» The problem:
The records should be repeated word for word, pictures excluded.

-- Materials provided start --

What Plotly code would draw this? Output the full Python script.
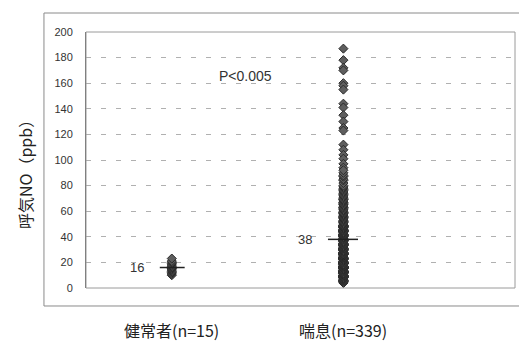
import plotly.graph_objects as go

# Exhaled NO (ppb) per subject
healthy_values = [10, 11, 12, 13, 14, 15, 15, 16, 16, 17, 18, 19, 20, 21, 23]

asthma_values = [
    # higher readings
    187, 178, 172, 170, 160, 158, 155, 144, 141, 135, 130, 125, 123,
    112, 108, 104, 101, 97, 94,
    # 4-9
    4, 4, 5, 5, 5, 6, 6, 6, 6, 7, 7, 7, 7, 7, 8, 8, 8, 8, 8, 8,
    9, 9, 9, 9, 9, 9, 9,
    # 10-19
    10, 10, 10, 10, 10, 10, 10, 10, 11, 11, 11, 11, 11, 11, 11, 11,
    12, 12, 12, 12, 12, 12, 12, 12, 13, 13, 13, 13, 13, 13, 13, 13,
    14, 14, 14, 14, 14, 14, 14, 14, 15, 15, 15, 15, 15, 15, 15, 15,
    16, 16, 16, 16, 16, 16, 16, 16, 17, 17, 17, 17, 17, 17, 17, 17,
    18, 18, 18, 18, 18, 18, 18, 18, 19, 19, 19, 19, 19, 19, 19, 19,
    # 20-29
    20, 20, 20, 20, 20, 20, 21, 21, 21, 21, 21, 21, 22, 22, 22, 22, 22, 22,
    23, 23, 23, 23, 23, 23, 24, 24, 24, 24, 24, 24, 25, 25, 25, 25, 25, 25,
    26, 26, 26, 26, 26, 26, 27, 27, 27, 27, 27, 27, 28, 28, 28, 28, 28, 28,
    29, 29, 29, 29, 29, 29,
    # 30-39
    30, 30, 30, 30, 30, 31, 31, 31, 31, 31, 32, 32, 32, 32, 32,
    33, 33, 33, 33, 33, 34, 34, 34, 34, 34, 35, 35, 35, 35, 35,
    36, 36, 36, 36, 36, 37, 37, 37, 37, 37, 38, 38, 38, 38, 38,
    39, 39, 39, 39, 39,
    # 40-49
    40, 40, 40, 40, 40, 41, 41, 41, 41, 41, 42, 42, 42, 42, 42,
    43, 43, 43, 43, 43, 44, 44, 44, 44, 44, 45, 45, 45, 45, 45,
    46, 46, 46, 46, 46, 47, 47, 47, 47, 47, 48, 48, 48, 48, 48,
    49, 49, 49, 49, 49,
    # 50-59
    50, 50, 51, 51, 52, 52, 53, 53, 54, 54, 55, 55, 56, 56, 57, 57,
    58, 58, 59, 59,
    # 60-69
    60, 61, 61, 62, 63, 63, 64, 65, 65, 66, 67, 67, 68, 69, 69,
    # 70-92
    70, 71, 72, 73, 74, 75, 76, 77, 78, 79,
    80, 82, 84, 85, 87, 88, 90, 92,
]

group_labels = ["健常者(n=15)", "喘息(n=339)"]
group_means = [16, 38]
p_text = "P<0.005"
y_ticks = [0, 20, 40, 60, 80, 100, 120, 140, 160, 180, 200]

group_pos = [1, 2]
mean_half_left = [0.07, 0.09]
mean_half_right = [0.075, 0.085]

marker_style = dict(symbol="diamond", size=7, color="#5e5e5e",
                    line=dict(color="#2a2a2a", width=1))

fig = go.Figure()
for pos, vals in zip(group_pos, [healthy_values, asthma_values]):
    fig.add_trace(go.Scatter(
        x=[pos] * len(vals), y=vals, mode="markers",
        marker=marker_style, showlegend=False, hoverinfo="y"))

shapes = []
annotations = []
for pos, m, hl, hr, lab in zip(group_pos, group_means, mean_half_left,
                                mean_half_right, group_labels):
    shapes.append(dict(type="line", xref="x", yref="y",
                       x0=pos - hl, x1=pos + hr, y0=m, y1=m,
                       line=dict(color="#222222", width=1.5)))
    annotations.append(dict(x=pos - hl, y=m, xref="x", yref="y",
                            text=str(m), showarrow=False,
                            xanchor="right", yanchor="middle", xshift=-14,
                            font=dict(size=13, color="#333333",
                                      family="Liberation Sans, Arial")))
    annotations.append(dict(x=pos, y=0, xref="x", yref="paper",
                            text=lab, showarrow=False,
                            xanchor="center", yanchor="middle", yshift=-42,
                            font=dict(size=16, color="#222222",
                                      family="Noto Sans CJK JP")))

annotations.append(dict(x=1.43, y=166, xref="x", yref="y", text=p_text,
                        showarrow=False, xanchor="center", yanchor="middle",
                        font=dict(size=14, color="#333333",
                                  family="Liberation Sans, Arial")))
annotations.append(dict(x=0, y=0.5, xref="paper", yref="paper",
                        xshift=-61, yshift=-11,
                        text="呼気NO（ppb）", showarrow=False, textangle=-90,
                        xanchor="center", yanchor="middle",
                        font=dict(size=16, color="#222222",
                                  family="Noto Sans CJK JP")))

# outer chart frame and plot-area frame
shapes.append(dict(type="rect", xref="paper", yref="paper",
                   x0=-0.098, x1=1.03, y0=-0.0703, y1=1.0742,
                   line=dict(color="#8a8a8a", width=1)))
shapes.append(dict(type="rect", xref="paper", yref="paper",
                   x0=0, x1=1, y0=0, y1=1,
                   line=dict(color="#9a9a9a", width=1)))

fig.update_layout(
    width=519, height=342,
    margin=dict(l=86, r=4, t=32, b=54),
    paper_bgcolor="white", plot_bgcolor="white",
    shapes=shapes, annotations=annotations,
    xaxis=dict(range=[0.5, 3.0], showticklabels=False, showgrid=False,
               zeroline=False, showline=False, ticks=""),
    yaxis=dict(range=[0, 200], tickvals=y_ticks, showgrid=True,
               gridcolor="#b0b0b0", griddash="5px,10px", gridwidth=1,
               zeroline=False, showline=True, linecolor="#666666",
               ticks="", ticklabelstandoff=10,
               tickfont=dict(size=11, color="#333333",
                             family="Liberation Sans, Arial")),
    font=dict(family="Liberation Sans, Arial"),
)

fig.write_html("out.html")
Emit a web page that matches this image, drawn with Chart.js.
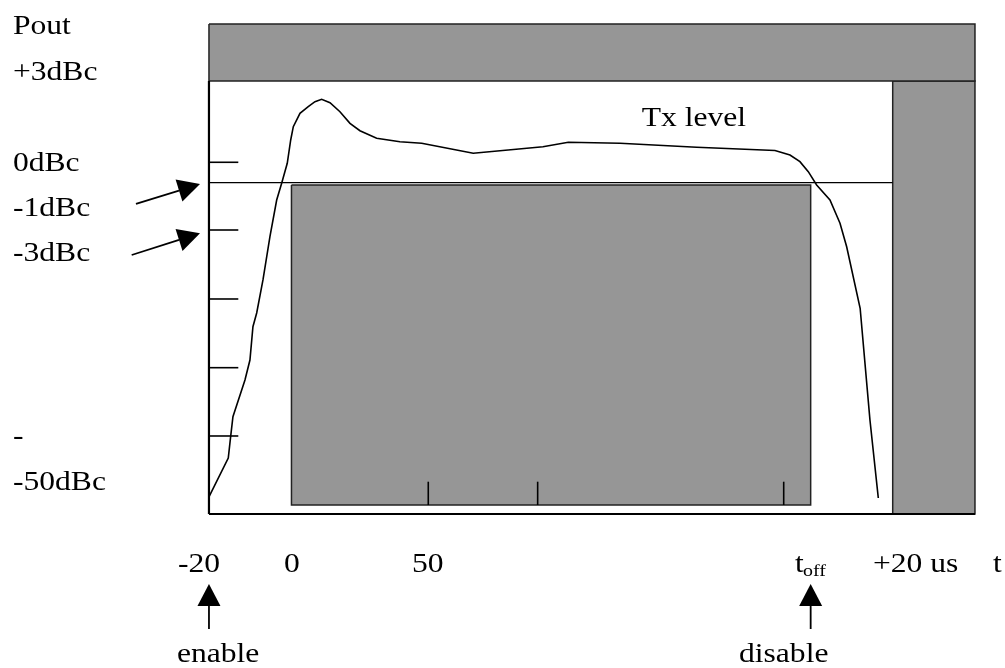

-- Materials provided end --

» Solution for this task:
What Plotly code would draw this? Output the full Python script.
import plotly.graph_objects as go

# Exhaled NO (ppb) per subject
healthy_values = [10, 11, 12, 13, 14, 15, 15, 16, 16, 17, 18, 19, 20, 21, 23]

asthma_values = [
    # higher readings
    187, 178, 172, 170, 160, 158, 155, 144, 141, 135, 130, 125, 123,
    112, 108, 104, 101, 97, 94,
    # 4-9
    4, 4, 5, 5, 5, 6, 6, 6, 6, 7, 7, 7, 7, 7, 8, 8, 8, 8, 8, 8,
    9, 9, 9, 9, 9, 9, 9,
    # 10-19
    10, 10, 10, 10, 10, 10, 10, 10, 11, 11, 11, 11, 11, 11, 11, 11,
    12, 12, 12, 12, 12, 12, 12, 12, 13, 13, 13, 13, 13, 13, 13, 13,
    14, 14, 14, 14, 14, 14, 14, 14, 15, 15, 15, 15, 15, 15, 15, 15,
    16, 16, 16, 16, 16, 16, 16, 16, 17, 17, 17, 17, 17, 17, 17, 17,
    18, 18, 18, 18, 18, 18, 18, 18, 19, 19, 19, 19, 19, 19, 19, 19,
    # 20-29
    20, 20, 20, 20, 20, 20, 21, 21, 21, 21, 21, 21, 22, 22, 22, 22, 22, 22,
    23, 23, 23, 23, 23, 23, 24, 24, 24, 24, 24, 24, 25, 25, 25, 25, 25, 25,
    26, 26, 26, 26, 26, 26, 27, 27, 27, 27, 27, 27, 28, 28, 28, 28, 28, 28,
    29, 29, 29, 29, 29, 29,
    # 30-39
    30, 30, 30, 30, 30, 31, 31, 31, 31, 31, 32, 32, 32, 32, 32,
    33, 33, 33, 33, 33, 34, 34, 34, 34, 34, 35, 35, 35, 35, 35,
    36, 36, 36, 36, 36, 37, 37, 37, 37, 37, 38, 38, 38, 38, 38,
    39, 39, 39, 39, 39,
    # 40-49
    40, 40, 40, 40, 40, 41, 41, 41, 41, 41, 42, 42, 42, 42, 42,
    43, 43, 43, 43, 43, 44, 44, 44, 44, 44, 45, 45, 45, 45, 45,
    46, 46, 46, 46, 46, 47, 47, 47, 47, 47, 48, 48, 48, 48, 48,
    49, 49, 49, 49, 49,
    # 50-59
    50, 50, 51, 51, 52, 52, 53, 53, 54, 54, 55, 55, 56, 56, 57, 57,
    58, 58, 59, 59,
    # 60-69
    60, 61, 61, 62, 63, 63, 64, 65, 65, 66, 67, 67, 68, 69, 69,
    # 70-92
    70, 71, 72, 73, 74, 75, 76, 77, 78, 79,
    80, 82, 84, 85, 87, 88, 90, 92,
]

group_labels = ["健常者(n=15)", "喘息(n=339)"]
group_means = [16, 38]
p_text = "P<0.005"
y_ticks = [0, 20, 40, 60, 80, 100, 120, 140, 160, 180, 200]

group_pos = [1, 2]
mean_half_left = [0.07, 0.09]
mean_half_right = [0.075, 0.085]

marker_style = dict(symbol="diamond", size=7, color="#5e5e5e",
                    line=dict(color="#2a2a2a", width=1))

fig = go.Figure()
for pos, vals in zip(group_pos, [healthy_values, asthma_values]):
    fig.add_trace(go.Scatter(
        x=[pos] * len(vals), y=vals, mode="markers",
        marker=marker_style, showlegend=False, hoverinfo="y"))

shapes = []
annotations = []
for pos, m, hl, hr, lab in zip(group_pos, group_means, mean_half_left,
                                mean_half_right, group_labels):
    shapes.append(dict(type="line", xref="x", yref="y",
                       x0=pos - hl, x1=pos + hr, y0=m, y1=m,
                       line=dict(color="#222222", width=1.5)))
    annotations.append(dict(x=pos - hl, y=m, xref="x", yref="y",
                            text=str(m), showarrow=False,
                            xanchor="right", yanchor="middle", xshift=-14,
                            font=dict(size=13, color="#333333",
                                      family="Liberation Sans, Arial")))
    annotations.append(dict(x=pos, y=0, xref="x", yref="paper",
                            text=lab, showarrow=False,
                            xanchor="center", yanchor="middle", yshift=-42,
                            font=dict(size=16, color="#222222",
                                      family="Noto Sans CJK JP")))

annotations.append(dict(x=1.43, y=166, xref="x", yref="y", text=p_text,
                        showarrow=False, xanchor="center", yanchor="middle",
                        font=dict(size=14, color="#333333",
                                  family="Liberation Sans, Arial")))
annotations.append(dict(x=0, y=0.5, xref="paper", yref="paper",
                        xshift=-61, yshift=-11,
                        text="呼気NO（ppb）", showarrow=False, textangle=-90,
                        xanchor="center", yanchor="middle",
                        font=dict(size=16, color="#222222",
                                  family="Noto Sans CJK JP")))

# outer chart frame and plot-area frame
shapes.append(dict(type="rect", xref="paper", yref="paper",
                   x0=-0.098, x1=1.03, y0=-0.0703, y1=1.0742,
                   line=dict(color="#8a8a8a", width=1)))
shapes.append(dict(type="rect", xref="paper", yref="paper",
                   x0=0, x1=1, y0=0, y1=1,
                   line=dict(color="#9a9a9a", width=1)))

fig.update_layout(
    width=519, height=342,
    margin=dict(l=86, r=4, t=32, b=54),
    paper_bgcolor="white", plot_bgcolor="white",
    shapes=shapes, annotations=annotations,
    xaxis=dict(range=[0.5, 3.0], showticklabels=False, showgrid=False,
               zeroline=False, showline=False, ticks=""),
    yaxis=dict(range=[0, 200], tickvals=y_ticks, showgrid=True,
               gridcolor="#b0b0b0", griddash="5px,10px", gridwidth=1,
               zeroline=False, showline=True, linecolor="#666666",
               ticks="", ticklabelstandoff=10,
               tickfont=dict(size=11, color="#333333",
                             family="Liberation Sans, Arial")),
    font=dict(family="Liberation Sans, Arial"),
)

fig.write_html("out.html")
Emit a web page that matches this image, drawn with Chart.js.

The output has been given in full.